• **REQUEST**
Pull each line holding "this" out of the entries below.

• **LISTED ENTRIES**
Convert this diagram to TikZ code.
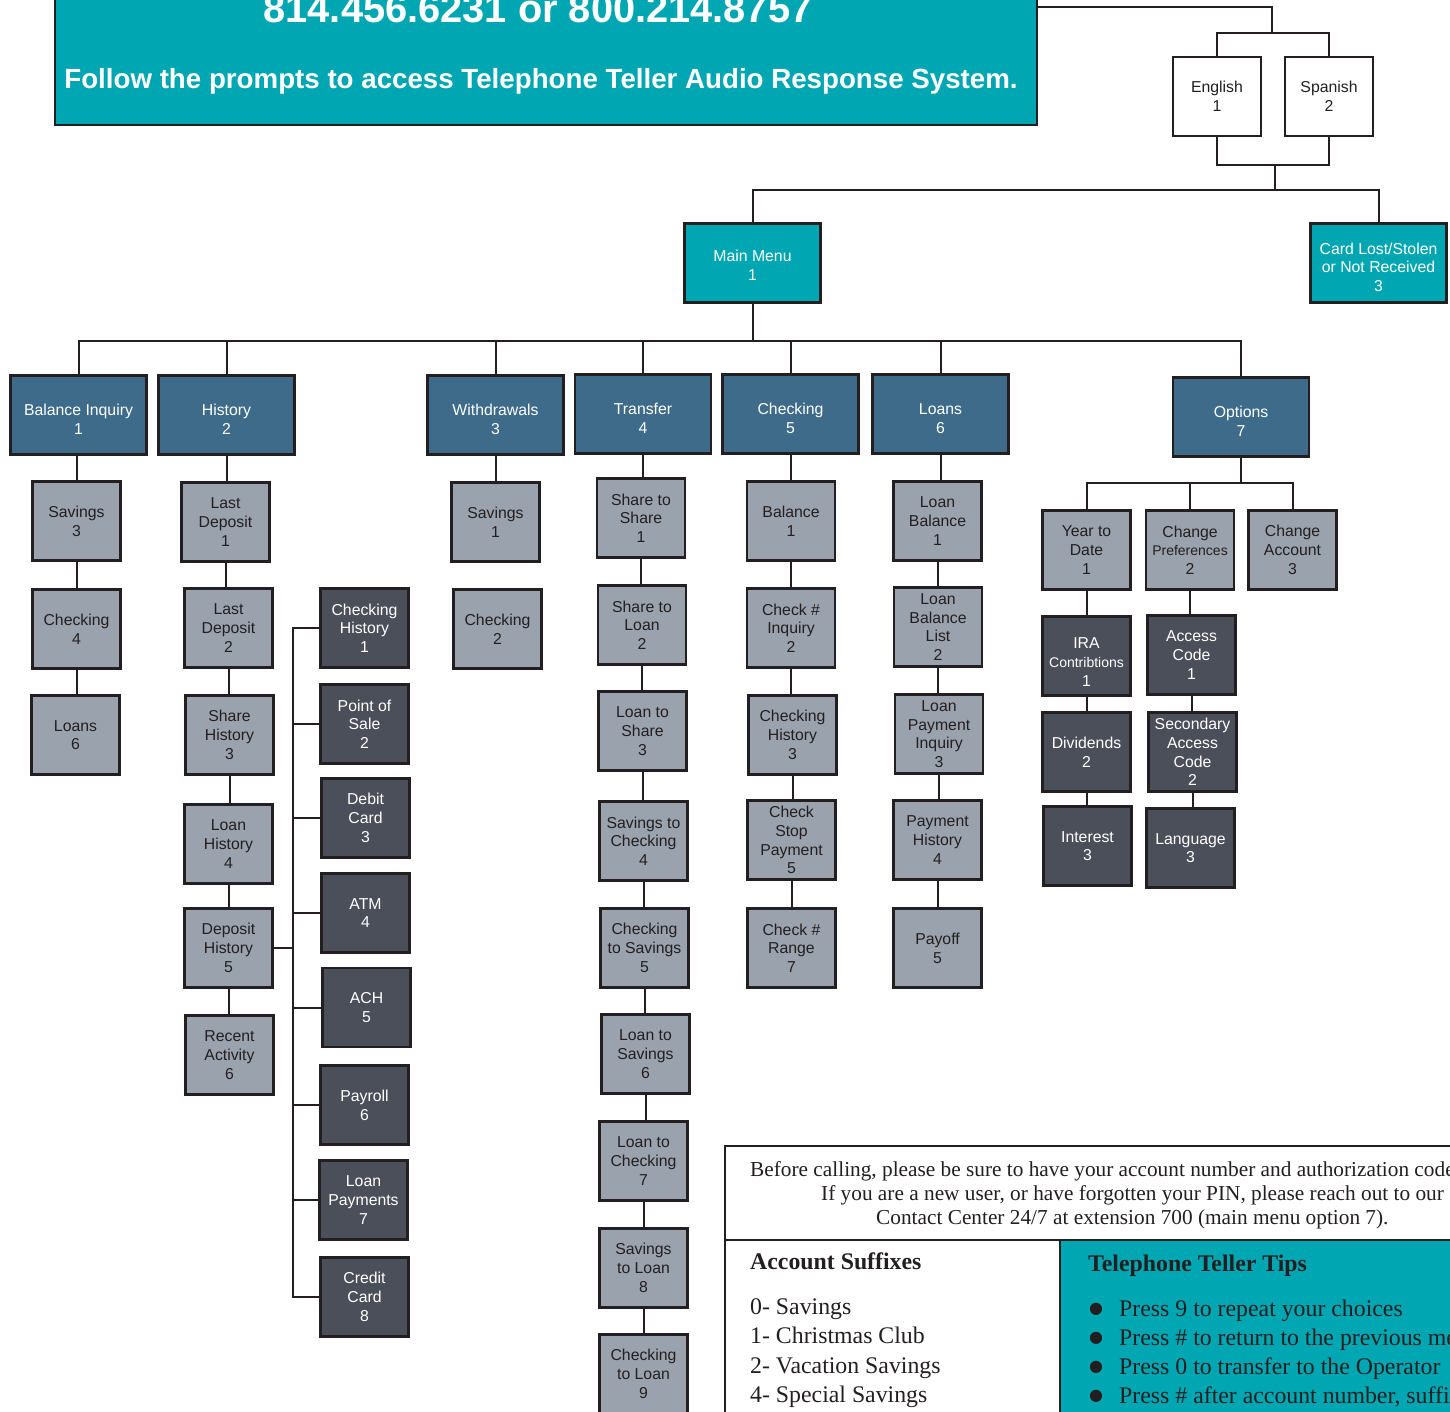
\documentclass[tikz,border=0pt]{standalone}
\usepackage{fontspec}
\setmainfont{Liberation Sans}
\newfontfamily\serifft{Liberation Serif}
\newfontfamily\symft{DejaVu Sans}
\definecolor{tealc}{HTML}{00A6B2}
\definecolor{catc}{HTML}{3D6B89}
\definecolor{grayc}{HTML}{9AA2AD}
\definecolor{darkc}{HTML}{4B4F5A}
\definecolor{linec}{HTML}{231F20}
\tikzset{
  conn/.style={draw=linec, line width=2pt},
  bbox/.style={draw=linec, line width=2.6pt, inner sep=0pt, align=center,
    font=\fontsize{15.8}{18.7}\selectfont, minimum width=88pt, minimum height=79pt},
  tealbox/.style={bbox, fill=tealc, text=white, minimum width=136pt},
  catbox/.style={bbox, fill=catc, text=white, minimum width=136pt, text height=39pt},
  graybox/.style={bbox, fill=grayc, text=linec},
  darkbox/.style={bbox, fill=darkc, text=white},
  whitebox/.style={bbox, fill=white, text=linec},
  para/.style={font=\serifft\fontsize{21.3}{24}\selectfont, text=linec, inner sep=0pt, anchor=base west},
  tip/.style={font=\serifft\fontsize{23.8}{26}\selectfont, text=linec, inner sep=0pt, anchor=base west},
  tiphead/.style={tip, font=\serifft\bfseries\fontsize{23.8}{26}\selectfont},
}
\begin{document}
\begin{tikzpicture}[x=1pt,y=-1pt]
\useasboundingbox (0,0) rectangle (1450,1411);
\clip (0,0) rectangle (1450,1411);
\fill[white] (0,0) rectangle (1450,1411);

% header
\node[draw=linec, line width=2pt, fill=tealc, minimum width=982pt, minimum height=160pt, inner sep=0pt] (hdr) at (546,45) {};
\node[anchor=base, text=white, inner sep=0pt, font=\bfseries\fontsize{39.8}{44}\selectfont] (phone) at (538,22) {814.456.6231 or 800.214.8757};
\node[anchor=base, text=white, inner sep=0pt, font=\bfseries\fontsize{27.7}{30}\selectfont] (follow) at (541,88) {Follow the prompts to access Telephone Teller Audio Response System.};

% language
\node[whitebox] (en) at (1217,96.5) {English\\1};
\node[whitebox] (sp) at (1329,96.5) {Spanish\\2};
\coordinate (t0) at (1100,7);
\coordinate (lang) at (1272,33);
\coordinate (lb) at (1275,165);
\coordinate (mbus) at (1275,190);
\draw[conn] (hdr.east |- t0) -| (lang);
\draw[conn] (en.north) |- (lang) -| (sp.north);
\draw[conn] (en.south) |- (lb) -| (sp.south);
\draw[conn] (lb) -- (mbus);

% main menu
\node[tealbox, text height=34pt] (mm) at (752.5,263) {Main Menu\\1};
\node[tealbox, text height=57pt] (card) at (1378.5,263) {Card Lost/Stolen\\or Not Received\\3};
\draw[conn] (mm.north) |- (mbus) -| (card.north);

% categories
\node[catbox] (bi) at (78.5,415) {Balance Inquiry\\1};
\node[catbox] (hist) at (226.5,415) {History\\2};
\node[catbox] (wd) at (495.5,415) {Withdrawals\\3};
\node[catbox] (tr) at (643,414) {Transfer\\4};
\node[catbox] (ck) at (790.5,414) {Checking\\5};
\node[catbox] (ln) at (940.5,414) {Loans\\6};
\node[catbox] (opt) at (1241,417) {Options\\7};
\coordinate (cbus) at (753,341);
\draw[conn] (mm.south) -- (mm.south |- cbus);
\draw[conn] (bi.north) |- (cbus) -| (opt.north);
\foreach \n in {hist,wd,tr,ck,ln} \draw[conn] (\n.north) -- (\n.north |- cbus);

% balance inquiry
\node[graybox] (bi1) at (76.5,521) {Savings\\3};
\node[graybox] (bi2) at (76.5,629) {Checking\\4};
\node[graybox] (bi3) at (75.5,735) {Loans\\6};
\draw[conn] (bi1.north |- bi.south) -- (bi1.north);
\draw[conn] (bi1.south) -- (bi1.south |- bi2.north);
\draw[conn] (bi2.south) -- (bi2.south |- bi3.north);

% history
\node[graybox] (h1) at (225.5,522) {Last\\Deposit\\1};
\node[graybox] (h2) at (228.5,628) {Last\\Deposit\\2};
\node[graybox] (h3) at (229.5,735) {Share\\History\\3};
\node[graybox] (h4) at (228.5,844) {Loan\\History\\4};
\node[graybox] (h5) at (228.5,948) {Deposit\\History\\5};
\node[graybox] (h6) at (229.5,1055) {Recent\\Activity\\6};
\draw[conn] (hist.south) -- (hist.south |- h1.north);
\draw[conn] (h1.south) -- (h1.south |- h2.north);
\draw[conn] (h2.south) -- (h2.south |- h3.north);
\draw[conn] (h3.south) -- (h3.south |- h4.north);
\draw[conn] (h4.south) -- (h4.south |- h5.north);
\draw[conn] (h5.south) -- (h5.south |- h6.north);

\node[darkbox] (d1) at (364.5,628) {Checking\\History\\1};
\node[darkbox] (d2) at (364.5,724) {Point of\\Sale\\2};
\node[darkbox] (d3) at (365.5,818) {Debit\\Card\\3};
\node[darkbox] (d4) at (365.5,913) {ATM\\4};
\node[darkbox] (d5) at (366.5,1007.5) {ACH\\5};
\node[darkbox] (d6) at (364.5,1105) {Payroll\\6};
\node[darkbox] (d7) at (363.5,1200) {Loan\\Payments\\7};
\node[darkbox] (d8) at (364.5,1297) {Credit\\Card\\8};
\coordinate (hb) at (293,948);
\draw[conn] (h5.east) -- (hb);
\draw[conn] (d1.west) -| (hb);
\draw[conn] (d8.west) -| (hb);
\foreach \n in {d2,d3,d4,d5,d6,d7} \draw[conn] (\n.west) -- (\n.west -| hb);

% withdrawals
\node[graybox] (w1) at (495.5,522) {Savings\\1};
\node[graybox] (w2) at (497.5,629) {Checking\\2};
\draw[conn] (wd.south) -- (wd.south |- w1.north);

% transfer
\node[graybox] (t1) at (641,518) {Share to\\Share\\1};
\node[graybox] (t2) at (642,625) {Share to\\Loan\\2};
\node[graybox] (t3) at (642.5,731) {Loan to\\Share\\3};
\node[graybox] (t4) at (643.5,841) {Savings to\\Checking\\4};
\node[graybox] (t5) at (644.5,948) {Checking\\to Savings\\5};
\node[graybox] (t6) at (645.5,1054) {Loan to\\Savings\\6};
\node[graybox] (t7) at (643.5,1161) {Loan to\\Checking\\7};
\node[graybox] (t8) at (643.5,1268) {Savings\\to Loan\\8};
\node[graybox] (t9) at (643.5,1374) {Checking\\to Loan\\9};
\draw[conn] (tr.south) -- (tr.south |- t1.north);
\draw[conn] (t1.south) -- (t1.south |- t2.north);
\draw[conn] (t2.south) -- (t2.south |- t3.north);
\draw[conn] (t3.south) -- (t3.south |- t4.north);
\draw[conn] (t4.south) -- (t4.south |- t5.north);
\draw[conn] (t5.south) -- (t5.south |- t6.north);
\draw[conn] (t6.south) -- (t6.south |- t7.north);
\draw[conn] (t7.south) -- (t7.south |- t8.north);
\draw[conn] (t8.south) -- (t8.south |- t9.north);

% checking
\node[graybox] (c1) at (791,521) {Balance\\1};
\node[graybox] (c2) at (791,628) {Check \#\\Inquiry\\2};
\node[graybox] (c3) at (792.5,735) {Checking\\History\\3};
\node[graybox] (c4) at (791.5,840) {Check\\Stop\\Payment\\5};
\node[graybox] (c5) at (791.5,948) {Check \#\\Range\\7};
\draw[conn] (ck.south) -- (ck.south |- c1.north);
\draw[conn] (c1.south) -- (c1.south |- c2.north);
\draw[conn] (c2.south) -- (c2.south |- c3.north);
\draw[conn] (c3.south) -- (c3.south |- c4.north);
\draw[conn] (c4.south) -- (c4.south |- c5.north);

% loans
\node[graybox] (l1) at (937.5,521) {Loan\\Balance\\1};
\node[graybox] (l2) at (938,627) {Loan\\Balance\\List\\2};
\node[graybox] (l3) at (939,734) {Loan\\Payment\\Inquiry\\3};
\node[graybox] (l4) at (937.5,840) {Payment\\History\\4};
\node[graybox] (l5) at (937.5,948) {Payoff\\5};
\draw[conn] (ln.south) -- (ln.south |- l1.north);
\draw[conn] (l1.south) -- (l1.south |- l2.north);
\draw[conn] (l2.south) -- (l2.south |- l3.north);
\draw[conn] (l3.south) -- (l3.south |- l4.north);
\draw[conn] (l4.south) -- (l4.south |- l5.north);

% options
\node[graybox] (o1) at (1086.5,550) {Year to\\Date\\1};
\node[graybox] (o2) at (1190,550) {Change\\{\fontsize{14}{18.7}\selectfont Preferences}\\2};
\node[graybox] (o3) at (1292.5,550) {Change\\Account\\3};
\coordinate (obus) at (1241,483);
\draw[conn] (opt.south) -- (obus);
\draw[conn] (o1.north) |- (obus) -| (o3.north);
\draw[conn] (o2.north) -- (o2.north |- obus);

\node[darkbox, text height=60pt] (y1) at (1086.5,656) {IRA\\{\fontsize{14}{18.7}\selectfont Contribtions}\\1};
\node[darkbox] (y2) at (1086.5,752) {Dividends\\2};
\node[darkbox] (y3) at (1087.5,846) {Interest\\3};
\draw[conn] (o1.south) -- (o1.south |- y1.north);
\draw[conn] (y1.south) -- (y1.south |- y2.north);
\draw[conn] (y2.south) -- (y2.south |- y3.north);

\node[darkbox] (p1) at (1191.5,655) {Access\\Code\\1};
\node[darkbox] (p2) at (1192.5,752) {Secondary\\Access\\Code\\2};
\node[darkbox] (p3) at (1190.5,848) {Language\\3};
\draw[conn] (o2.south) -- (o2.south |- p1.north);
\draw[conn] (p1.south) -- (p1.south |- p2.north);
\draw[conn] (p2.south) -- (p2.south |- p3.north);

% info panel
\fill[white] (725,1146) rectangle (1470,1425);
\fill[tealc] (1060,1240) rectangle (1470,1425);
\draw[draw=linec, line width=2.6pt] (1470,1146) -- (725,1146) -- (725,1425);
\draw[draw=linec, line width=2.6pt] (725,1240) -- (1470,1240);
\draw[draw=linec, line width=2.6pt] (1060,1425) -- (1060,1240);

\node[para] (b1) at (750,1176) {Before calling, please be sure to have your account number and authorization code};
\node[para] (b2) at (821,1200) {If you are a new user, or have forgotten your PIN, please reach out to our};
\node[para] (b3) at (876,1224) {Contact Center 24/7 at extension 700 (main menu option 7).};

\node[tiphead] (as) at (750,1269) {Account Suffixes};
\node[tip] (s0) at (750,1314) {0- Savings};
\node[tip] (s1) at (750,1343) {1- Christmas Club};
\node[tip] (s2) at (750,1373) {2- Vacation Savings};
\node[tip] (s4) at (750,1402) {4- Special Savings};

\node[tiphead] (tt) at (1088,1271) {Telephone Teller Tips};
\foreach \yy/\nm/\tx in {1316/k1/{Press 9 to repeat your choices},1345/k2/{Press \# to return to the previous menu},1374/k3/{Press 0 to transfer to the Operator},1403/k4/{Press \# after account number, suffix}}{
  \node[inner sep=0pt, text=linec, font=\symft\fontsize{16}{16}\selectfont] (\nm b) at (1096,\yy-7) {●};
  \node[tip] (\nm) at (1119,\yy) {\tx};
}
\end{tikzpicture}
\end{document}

==

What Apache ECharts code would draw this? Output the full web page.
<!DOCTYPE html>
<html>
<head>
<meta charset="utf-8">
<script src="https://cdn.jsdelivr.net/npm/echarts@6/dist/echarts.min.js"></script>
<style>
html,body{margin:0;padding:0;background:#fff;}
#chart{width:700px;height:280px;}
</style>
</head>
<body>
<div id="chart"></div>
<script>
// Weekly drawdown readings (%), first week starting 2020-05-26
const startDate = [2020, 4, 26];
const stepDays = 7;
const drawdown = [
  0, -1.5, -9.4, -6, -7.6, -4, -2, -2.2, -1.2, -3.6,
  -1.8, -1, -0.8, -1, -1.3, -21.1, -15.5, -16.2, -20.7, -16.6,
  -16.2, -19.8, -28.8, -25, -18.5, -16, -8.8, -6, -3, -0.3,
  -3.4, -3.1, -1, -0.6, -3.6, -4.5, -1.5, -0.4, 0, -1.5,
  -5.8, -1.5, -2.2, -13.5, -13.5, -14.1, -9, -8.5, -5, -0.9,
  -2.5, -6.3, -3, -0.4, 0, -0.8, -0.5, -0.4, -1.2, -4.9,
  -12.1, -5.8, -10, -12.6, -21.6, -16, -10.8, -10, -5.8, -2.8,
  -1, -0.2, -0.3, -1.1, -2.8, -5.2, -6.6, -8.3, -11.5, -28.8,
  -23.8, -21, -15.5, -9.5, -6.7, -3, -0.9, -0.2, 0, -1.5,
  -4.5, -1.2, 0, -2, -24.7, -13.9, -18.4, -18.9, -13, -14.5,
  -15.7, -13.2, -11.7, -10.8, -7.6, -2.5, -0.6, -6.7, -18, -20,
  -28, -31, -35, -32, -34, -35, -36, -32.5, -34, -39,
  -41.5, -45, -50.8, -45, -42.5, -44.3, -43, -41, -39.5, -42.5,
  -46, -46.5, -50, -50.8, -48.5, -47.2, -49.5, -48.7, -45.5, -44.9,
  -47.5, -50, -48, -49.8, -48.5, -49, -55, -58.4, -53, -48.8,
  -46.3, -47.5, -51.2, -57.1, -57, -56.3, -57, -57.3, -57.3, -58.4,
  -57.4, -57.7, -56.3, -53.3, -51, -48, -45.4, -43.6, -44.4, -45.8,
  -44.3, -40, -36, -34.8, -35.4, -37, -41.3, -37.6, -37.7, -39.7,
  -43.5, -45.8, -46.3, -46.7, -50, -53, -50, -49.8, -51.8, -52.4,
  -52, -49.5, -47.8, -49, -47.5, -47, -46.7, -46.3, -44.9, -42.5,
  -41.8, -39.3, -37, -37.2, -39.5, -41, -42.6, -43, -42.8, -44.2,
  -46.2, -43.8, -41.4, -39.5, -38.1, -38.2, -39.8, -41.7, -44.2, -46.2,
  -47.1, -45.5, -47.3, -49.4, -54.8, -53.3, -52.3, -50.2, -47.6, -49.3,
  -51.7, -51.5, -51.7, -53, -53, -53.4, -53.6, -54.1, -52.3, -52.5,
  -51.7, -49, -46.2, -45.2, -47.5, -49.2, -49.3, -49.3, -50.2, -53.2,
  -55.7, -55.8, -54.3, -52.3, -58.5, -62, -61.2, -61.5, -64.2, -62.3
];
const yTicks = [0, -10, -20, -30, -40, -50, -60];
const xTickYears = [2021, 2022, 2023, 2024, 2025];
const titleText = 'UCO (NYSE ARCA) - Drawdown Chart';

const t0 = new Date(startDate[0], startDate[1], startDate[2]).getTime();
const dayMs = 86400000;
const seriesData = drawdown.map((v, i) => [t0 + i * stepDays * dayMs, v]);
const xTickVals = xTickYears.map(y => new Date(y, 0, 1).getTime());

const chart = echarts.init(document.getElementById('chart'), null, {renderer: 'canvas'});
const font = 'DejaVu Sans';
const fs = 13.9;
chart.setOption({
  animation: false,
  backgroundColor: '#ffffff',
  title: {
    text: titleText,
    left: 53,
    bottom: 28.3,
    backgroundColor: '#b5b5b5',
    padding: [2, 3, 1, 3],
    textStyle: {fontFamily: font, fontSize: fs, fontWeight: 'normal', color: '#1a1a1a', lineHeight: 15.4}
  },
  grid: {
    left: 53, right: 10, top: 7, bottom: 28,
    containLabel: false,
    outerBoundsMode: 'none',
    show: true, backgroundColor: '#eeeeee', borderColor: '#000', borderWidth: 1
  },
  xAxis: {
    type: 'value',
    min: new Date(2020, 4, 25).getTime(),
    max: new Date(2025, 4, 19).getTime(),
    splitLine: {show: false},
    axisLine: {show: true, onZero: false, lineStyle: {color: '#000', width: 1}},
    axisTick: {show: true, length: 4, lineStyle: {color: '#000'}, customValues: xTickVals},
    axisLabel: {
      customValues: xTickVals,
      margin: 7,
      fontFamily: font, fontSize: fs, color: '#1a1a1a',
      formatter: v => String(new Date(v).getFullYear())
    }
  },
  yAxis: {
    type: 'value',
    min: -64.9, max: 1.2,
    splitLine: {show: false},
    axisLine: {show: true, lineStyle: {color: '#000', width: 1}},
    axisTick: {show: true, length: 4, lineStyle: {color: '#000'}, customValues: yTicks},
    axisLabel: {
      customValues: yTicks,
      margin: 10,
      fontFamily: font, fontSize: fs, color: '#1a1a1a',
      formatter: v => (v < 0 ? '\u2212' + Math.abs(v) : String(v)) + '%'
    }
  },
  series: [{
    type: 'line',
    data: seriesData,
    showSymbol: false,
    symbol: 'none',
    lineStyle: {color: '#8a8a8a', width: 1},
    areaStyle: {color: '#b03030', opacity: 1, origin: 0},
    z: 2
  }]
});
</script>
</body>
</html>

• **REPLY TO THE TASK**
Convert this diagram to TikZ code.
What Apache ECharts code would draw this? Output the full web page.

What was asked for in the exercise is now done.